» **Direction**: Output the data word for word, dropping every image.

» **Collected material**:
=-=-=
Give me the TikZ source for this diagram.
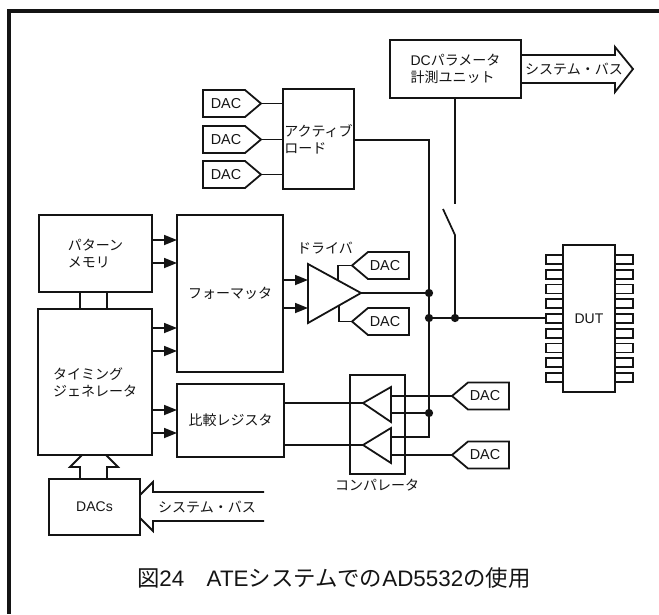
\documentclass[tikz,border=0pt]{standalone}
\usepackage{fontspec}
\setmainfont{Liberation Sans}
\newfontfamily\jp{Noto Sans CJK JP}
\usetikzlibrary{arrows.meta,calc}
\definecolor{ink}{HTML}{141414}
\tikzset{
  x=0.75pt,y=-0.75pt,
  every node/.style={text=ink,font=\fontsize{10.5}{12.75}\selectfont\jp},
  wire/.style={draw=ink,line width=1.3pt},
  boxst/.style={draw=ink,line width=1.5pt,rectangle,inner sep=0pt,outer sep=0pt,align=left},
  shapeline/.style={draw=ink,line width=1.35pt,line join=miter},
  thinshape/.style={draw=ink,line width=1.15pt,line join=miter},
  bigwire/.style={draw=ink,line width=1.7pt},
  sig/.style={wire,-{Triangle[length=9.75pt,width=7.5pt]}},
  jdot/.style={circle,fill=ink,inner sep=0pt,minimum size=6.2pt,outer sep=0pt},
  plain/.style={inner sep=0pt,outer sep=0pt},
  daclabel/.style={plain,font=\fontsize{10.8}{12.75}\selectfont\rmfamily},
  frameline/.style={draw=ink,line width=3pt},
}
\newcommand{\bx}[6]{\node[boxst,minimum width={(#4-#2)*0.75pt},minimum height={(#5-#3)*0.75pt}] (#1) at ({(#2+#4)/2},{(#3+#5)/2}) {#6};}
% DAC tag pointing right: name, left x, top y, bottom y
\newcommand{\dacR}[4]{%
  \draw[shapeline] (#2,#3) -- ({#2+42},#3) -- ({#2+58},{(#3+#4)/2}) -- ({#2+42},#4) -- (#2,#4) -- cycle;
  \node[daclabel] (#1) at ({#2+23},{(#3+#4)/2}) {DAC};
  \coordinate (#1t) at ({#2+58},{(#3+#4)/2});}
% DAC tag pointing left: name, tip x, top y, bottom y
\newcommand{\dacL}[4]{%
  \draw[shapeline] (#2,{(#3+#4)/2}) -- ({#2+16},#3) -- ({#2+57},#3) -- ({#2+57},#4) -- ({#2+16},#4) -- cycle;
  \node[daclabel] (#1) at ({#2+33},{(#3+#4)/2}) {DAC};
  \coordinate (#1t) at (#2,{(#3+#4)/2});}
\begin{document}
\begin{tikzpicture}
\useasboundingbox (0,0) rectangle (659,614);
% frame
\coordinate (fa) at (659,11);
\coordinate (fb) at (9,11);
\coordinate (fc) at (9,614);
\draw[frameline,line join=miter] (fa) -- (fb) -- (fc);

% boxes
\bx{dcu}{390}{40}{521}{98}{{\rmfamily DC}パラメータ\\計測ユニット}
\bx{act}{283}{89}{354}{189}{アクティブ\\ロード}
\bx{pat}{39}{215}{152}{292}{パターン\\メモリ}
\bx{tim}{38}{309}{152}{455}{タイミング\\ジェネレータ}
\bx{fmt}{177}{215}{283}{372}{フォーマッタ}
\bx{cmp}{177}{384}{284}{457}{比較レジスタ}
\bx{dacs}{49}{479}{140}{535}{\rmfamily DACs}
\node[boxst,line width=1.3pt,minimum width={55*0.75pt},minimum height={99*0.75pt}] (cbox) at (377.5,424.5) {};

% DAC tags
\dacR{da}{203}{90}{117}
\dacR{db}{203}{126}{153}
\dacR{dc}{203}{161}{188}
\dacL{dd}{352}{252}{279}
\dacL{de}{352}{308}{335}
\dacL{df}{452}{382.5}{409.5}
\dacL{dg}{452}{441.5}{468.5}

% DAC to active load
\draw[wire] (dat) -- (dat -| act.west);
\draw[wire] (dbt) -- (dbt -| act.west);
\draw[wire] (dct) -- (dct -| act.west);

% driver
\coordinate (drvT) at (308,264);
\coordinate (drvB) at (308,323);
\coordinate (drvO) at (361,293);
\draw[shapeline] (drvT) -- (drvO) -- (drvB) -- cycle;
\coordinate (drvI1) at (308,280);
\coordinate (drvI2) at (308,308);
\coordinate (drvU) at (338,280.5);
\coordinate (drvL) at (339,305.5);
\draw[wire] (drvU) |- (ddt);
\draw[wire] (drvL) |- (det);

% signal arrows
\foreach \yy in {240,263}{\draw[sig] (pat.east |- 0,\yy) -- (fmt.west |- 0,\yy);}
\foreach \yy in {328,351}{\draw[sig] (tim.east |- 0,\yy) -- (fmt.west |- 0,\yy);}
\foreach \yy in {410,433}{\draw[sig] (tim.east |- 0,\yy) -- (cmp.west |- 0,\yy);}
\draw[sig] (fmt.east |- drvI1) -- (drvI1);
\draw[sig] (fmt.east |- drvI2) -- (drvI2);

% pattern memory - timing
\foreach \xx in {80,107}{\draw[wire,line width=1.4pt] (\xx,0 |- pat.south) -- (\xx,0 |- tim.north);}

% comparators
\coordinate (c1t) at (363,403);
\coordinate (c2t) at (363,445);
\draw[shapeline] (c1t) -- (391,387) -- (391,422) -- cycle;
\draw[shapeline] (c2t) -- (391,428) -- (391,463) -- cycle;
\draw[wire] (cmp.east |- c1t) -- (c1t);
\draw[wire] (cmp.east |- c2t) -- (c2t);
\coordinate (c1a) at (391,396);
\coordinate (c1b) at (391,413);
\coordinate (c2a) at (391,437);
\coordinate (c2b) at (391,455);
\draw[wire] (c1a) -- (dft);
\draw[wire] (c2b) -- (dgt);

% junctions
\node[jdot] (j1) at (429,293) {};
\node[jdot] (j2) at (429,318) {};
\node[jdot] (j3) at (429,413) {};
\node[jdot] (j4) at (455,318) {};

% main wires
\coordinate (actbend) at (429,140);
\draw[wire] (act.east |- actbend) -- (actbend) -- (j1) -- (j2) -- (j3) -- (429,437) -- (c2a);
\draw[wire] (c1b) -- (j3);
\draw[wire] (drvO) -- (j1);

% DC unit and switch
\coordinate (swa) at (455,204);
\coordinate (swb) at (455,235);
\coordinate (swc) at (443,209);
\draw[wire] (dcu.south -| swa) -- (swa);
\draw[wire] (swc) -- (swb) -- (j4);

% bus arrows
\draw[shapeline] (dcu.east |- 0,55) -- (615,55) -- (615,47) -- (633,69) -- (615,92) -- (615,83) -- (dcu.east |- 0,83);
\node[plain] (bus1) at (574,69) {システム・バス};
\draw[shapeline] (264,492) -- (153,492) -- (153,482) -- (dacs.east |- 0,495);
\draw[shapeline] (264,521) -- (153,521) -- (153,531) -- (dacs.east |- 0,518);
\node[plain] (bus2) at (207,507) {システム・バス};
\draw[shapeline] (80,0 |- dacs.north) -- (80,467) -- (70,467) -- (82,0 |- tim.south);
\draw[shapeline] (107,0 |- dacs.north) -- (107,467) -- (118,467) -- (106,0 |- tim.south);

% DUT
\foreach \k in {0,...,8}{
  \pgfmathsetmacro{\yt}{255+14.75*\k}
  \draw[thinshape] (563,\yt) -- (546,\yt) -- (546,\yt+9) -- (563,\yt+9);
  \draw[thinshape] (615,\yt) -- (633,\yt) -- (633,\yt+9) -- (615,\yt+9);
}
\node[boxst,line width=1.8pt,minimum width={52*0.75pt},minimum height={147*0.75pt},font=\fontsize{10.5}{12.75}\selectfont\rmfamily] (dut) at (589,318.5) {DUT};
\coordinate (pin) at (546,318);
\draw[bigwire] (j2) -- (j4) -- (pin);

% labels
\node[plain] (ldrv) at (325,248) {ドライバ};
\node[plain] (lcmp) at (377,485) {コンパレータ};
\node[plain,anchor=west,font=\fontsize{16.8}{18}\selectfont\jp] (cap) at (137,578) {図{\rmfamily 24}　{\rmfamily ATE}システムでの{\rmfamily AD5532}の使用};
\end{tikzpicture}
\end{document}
=-=-=
» **Full solution**:
Give me the TikZ source for this diagram.
\documentclass[tikz,border=0pt]{standalone}
\usepackage{fontspec}
\setmainfont{Liberation Sans}
\newfontfamily\jp{Noto Sans CJK JP}
\usetikzlibrary{arrows.meta,calc}
\definecolor{ink}{HTML}{141414}
\tikzset{
  x=0.75pt,y=-0.75pt,
  every node/.style={text=ink,font=\fontsize{10.5}{12.75}\selectfont\jp},
  wire/.style={draw=ink,line width=1.3pt},
  boxst/.style={draw=ink,line width=1.5pt,rectangle,inner sep=0pt,outer sep=0pt,align=left},
  shapeline/.style={draw=ink,line width=1.35pt,line join=miter},
  thinshape/.style={draw=ink,line width=1.15pt,line join=miter},
  bigwire/.style={draw=ink,line width=1.7pt},
  sig/.style={wire,-{Triangle[length=9.75pt,width=7.5pt]}},
  jdot/.style={circle,fill=ink,inner sep=0pt,minimum size=6.2pt,outer sep=0pt},
  plain/.style={inner sep=0pt,outer sep=0pt},
  daclabel/.style={plain,font=\fontsize{10.8}{12.75}\selectfont\rmfamily},
  frameline/.style={draw=ink,line width=3pt},
}
\newcommand{\bx}[6]{\node[boxst,minimum width={(#4-#2)*0.75pt},minimum height={(#5-#3)*0.75pt}] (#1) at ({(#2+#4)/2},{(#3+#5)/2}) {#6};}
% DAC tag pointing right: name, left x, top y, bottom y
\newcommand{\dacR}[4]{%
  \draw[shapeline] (#2,#3) -- ({#2+42},#3) -- ({#2+58},{(#3+#4)/2}) -- ({#2+42},#4) -- (#2,#4) -- cycle;
  \node[daclabel] (#1) at ({#2+23},{(#3+#4)/2}) {DAC};
  \coordinate (#1t) at ({#2+58},{(#3+#4)/2});}
% DAC tag pointing left: name, tip x, top y, bottom y
\newcommand{\dacL}[4]{%
  \draw[shapeline] (#2,{(#3+#4)/2}) -- ({#2+16},#3) -- ({#2+57},#3) -- ({#2+57},#4) -- ({#2+16},#4) -- cycle;
  \node[daclabel] (#1) at ({#2+33},{(#3+#4)/2}) {DAC};
  \coordinate (#1t) at (#2,{(#3+#4)/2});}
\begin{document}
\begin{tikzpicture}
\useasboundingbox (0,0) rectangle (659,614);
% frame
\coordinate (fa) at (659,11);
\coordinate (fb) at (9,11);
\coordinate (fc) at (9,614);
\draw[frameline,line join=miter] (fa) -- (fb) -- (fc);

% boxes
\bx{dcu}{390}{40}{521}{98}{{\rmfamily DC}パラメータ\\計測ユニット}
\bx{act}{283}{89}{354}{189}{アクティブ\\ロード}
\bx{pat}{39}{215}{152}{292}{パターン\\メモリ}
\bx{tim}{38}{309}{152}{455}{タイミング\\ジェネレータ}
\bx{fmt}{177}{215}{283}{372}{フォーマッタ}
\bx{cmp}{177}{384}{284}{457}{比較レジスタ}
\bx{dacs}{49}{479}{140}{535}{\rmfamily DACs}
\node[boxst,line width=1.3pt,minimum width={55*0.75pt},minimum height={99*0.75pt}] (cbox) at (377.5,424.5) {};

% DAC tags
\dacR{da}{203}{90}{117}
\dacR{db}{203}{126}{153}
\dacR{dc}{203}{161}{188}
\dacL{dd}{352}{252}{279}
\dacL{de}{352}{308}{335}
\dacL{df}{452}{382.5}{409.5}
\dacL{dg}{452}{441.5}{468.5}

% DAC to active load
\draw[wire] (dat) -- (dat -| act.west);
\draw[wire] (dbt) -- (dbt -| act.west);
\draw[wire] (dct) -- (dct -| act.west);

% driver
\coordinate (drvT) at (308,264);
\coordinate (drvB) at (308,323);
\coordinate (drvO) at (361,293);
\draw[shapeline] (drvT) -- (drvO) -- (drvB) -- cycle;
\coordinate (drvI1) at (308,280);
\coordinate (drvI2) at (308,308);
\coordinate (drvU) at (338,280.5);
\coordinate (drvL) at (339,305.5);
\draw[wire] (drvU) |- (ddt);
\draw[wire] (drvL) |- (det);

% signal arrows
\foreach \yy in {240,263}{\draw[sig] (pat.east |- 0,\yy) -- (fmt.west |- 0,\yy);}
\foreach \yy in {328,351}{\draw[sig] (tim.east |- 0,\yy) -- (fmt.west |- 0,\yy);}
\foreach \yy in {410,433}{\draw[sig] (tim.east |- 0,\yy) -- (cmp.west |- 0,\yy);}
\draw[sig] (fmt.east |- drvI1) -- (drvI1);
\draw[sig] (fmt.east |- drvI2) -- (drvI2);

% pattern memory - timing
\foreach \xx in {80,107}{\draw[wire,line width=1.4pt] (\xx,0 |- pat.south) -- (\xx,0 |- tim.north);}

% comparators
\coordinate (c1t) at (363,403);
\coordinate (c2t) at (363,445);
\draw[shapeline] (c1t) -- (391,387) -- (391,422) -- cycle;
\draw[shapeline] (c2t) -- (391,428) -- (391,463) -- cycle;
\draw[wire] (cmp.east |- c1t) -- (c1t);
\draw[wire] (cmp.east |- c2t) -- (c2t);
\coordinate (c1a) at (391,396);
\coordinate (c1b) at (391,413);
\coordinate (c2a) at (391,437);
\coordinate (c2b) at (391,455);
\draw[wire] (c1a) -- (dft);
\draw[wire] (c2b) -- (dgt);

% junctions
\node[jdot] (j1) at (429,293) {};
\node[jdot] (j2) at (429,318) {};
\node[jdot] (j3) at (429,413) {};
\node[jdot] (j4) at (455,318) {};

% main wires
\coordinate (actbend) at (429,140);
\draw[wire] (act.east |- actbend) -- (actbend) -- (j1) -- (j2) -- (j3) -- (429,437) -- (c2a);
\draw[wire] (c1b) -- (j3);
\draw[wire] (drvO) -- (j1);

% DC unit and switch
\coordinate (swa) at (455,204);
\coordinate (swb) at (455,235);
\coordinate (swc) at (443,209);
\draw[wire] (dcu.south -| swa) -- (swa);
\draw[wire] (swc) -- (swb) -- (j4);

% bus arrows
\draw[shapeline] (dcu.east |- 0,55) -- (615,55) -- (615,47) -- (633,69) -- (615,92) -- (615,83) -- (dcu.east |- 0,83);
\node[plain] (bus1) at (574,69) {システム・バス};
\draw[shapeline] (264,492) -- (153,492) -- (153,482) -- (dacs.east |- 0,495);
\draw[shapeline] (264,521) -- (153,521) -- (153,531) -- (dacs.east |- 0,518);
\node[plain] (bus2) at (207,507) {システム・バス};
\draw[shapeline] (80,0 |- dacs.north) -- (80,467) -- (70,467) -- (82,0 |- tim.south);
\draw[shapeline] (107,0 |- dacs.north) -- (107,467) -- (118,467) -- (106,0 |- tim.south);

% DUT
\foreach \k in {0,...,8}{
  \pgfmathsetmacro{\yt}{255+14.75*\k}
  \draw[thinshape] (563,\yt) -- (546,\yt) -- (546,\yt+9) -- (563,\yt+9);
  \draw[thinshape] (615,\yt) -- (633,\yt) -- (633,\yt+9) -- (615,\yt+9);
}
\node[boxst,line width=1.8pt,minimum width={52*0.75pt},minimum height={147*0.75pt},font=\fontsize{10.5}{12.75}\selectfont\rmfamily] (dut) at (589,318.5) {DUT};
\coordinate (pin) at (546,318);
\draw[bigwire] (j2) -- (j4) -- (pin);

% labels
\node[plain] (ldrv) at (325,248) {ドライバ};
\node[plain] (lcmp) at (377,485) {コンパレータ};
\node[plain,anchor=west,font=\fontsize{16.8}{18}\selectfont\jp] (cap) at (137,578) {図{\rmfamily 24}　{\rmfamily ATE}システムでの{\rmfamily AD5532}の使用};
\end{tikzpicture}
\end{document}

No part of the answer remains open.